According to Rasmussen, all analyses failed to show a substantial difference in virus activity between the dolutegravir and placebo arms, which indicates that the HIV reservoir is not sustained through ongoing cycles of replication.
“We saw no change in 2-LTR, which we interpreted as no interference with residual replication during the intervention; no change in multiple cell-associated and plasma markers of HIV persistence; and no change in the level of T cell activation or in circulating levels of inflammatory biomarkers,” he said.
Rasmussen noted that the study was powered to detect a threefold difference between patients who received dolutegravir and placebo. Therefore, minor changes below that threshold could have occurred but at insignificant frequencies.
“So, we conclude that intensifying ART with dolutegravir did not reveal or impact residual replication in blood, at least in HIV-infected individuals on ART,” he said.
No replication in lymph nodes
In a similar study, Mary Kearney, PhD, head of the translational research unit in the HIV Dynamics and Replication Program at the National Cancer Institute’s Center for Cancer Research, and colleagues explored the theory that RVR may be ongoing in lymph nodes during suppressive ART.
“There was a paper published in 2016 that suggests viral replication occurs in the lymph node,” she said during a press conference. “This was refuted by us and others, but we wanted to further investigate.”
The researchers sequenced HIV from lymph nodes and peripheral blood samples obtained from five patients who were virologically suppressed on ART for 2 to 13 years. The researchers assessed HIV RNA levels and compared the number of infected cells in each sample. They also analyzed integration sites from infected cells to determine whether there was a difference.
“You might imagine that if there is ongoing replication in the lymph node and not in the blood, we would find a different profile of HIV integration sites in these two locations,” Kearney said.
Although the researchers identified a greater fraction of infected cells in lymph nodes that expressed HIV RNA than in peripheral blood of some patients, there was no statistically significant difference in the levels of HIV in lymph node cells, suggesting that they are not on the replication pathway, according to Kearney.
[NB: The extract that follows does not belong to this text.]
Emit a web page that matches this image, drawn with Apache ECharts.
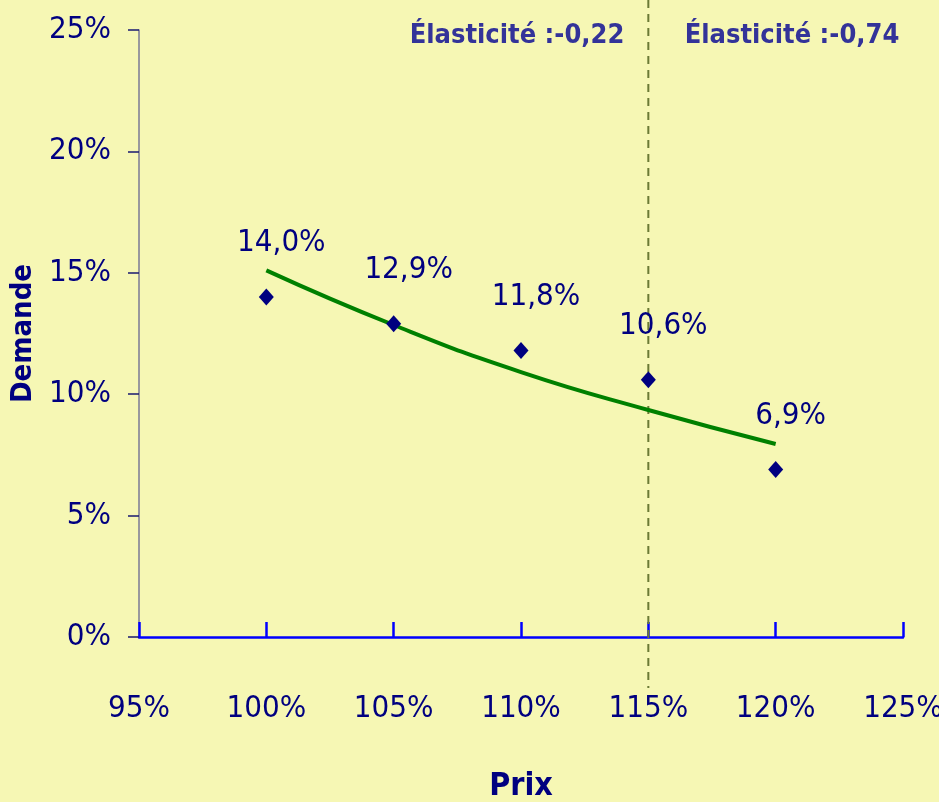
<!DOCTYPE html>
<html>
<head>
<meta charset="utf-8">
<script src="https://cdn.jsdelivr.net/npm/echarts@6/dist/echarts.min.js"></script>
<style>
  html, body { margin: 0; padding: 0; background: #f6f7b4; }
  #chart { width: 939px; height: 802px; }
</style>
</head>
<body>
<div id="chart"></div>
<script>
// prix (% du prix de référence) et demande observée
const prix = [100, 105, 110, 115, 120]
const demande = [14.0, 12.9, 11.8, 10.6, 6.9]
// courbe de tendance
const tendancePrix = [100, 105, 110, 115, 120]
const tendanceDemande = [15.1, 12.85, 10.91, 9.35, 7.95]
const elasticites = ['Élasticité :-0,22', 'Élasticité :-0,74']
const prixCoupure = 115

const FONT = "'DejaVu Sans Condensed', 'Liberation Sans Narrow', sans-serif"
const NAVY = '#000080'

const chart = echarts.init(document.getElementById('chart'))

const pct = (v) => `${v}%`
const pctFr = (v) => v.toFixed(1).replace('.', ',') + '%'

chart.setOption({
  backgroundColor: '#f6f7b4',
  animation: false,
  grid: { left: 139, right: 36, top: 30, bottom: 165, outerBoundsMode: 'none' },
  xAxis: {
    type: 'value',
    min: 95,
    max: 125,
    interval: 5,
    name: 'Prix',
    nameLocation: 'middle',
    nameGap: 134,
    nameTextStyle: { color: NAVY, fontFamily: FONT, fontSize: 32, fontWeight: 'bold' },
    axisLine: { lineStyle: { color: '#0000ff', width: 2.5 } },
    axisTick: { inside: true, length: 15, lineStyle: { color: '#0000ff', width: 2.5 } },
    axisLabel: { color: NAVY, fontFamily: FONT, fontSize: 31, margin: 56, formatter: pct },
    splitLine: { show: false },
  },
  yAxis: {
    type: 'value',
    min: 0,
    max: 25,
    interval: 5,
    name: 'Demande',
    nameLocation: 'middle',
    nameGap: 100,
    nameTextStyle: { color: NAVY, fontFamily: FONT, fontSize: 29, fontWeight: 'bold' },
    axisLine: { show: true, lineStyle: { color: '#7a7a96', width: 1.5 } },
    axisTick: { show: true, length: 11, lineStyle: { color: '#1a1a70', width: 1.5 } },
    axisLabel: { color: NAVY, fontFamily: FONT, fontSize: 31, margin: 28, formatter: pct },
    splitLine: { show: false },
  },
  series: [
    {
      type: 'line',
      data: tendancePrix.map((p, i) => [p, tendanceDemande[i]]),
      smooth: true,
      showSymbol: false,
      lineStyle: { color: '#008000', width: 4 },
      z: 2,
    },
    {
      type: 'scatter',
      data: prix.map((p, i) => [p, demande[i]]),
      symbol: 'diamond',
      symbolSize: [15, 17],
      itemStyle: { color: NAVY, opacity: 1 },
      label: {
        show: true,
        position: 'top',
        distance: 8,
        offset: [15, -22],
        color: NAVY,
        fontFamily: FONT,
        fontSize: 31,
        formatter: (p) => pctFr(p.value[1]),
      },
      z: 3,
    },
  ],
})

// ligne pointillée verticale au prix de coupure + textes d'élasticité
const xCut = chart.convertToPixel({ gridIndex: 0 }, [prixCoupure, 0])
chart.setOption({
  graphic: [
    {
      type: 'line',
      shape: { x1: xCut[0], y1: 0, x2: xCut[0], y2: xCut[1] + 51 },
      style: { stroke: '#6b7a35', lineWidth: 2, lineDash: [8, 6] },
      z: 1,
    },
    {
      type: 'text',
      x: 517,
      y: 36,
      style: {
        text: elasticites[0],
        fill: '#333399',
        font: `bold 27px ${FONT}`,
        textAlign: 'center',
        textVerticalAlign: 'middle',
      },
    },
    {
      type: 'text',
      x: 792,
      y: 36,
      style: {
        text: elasticites[1],
        fill: '#333399',
        font: `bold 27px ${FONT}`,
        textAlign: 'center',
        textVerticalAlign: 'middle',
      },
    },
  ],
})

window.addEventListener('resize', () => chart.resize())
</script>
</body>
</html>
“While [it] is a small sample, the results were consistent across all five [patients],” she said. “The study was well powered because we didn’t find any differences in all five patients. We conclude that ART is fully potent in the lymph node just as it is in the blood and that if we are going to cure HIV infection, we need to target cells that were already infected prior to starting treatment and that are likely persisting through clonal proliferation.” – by Stephanie Viguers
McManus WR, et al. Abstract 70. Presented at: Conference on Retroviruses and Opportunistic Infections; March 4-7, 2018; Boston.
Rasmussen TA, et al. Abstract 71. Presented at: Conference on Retroviruses and Opportunistic Infections; March 4-7, 2018; Boston.
Disclosures: Kearney and Rasmussen report no relevant financial disclosures.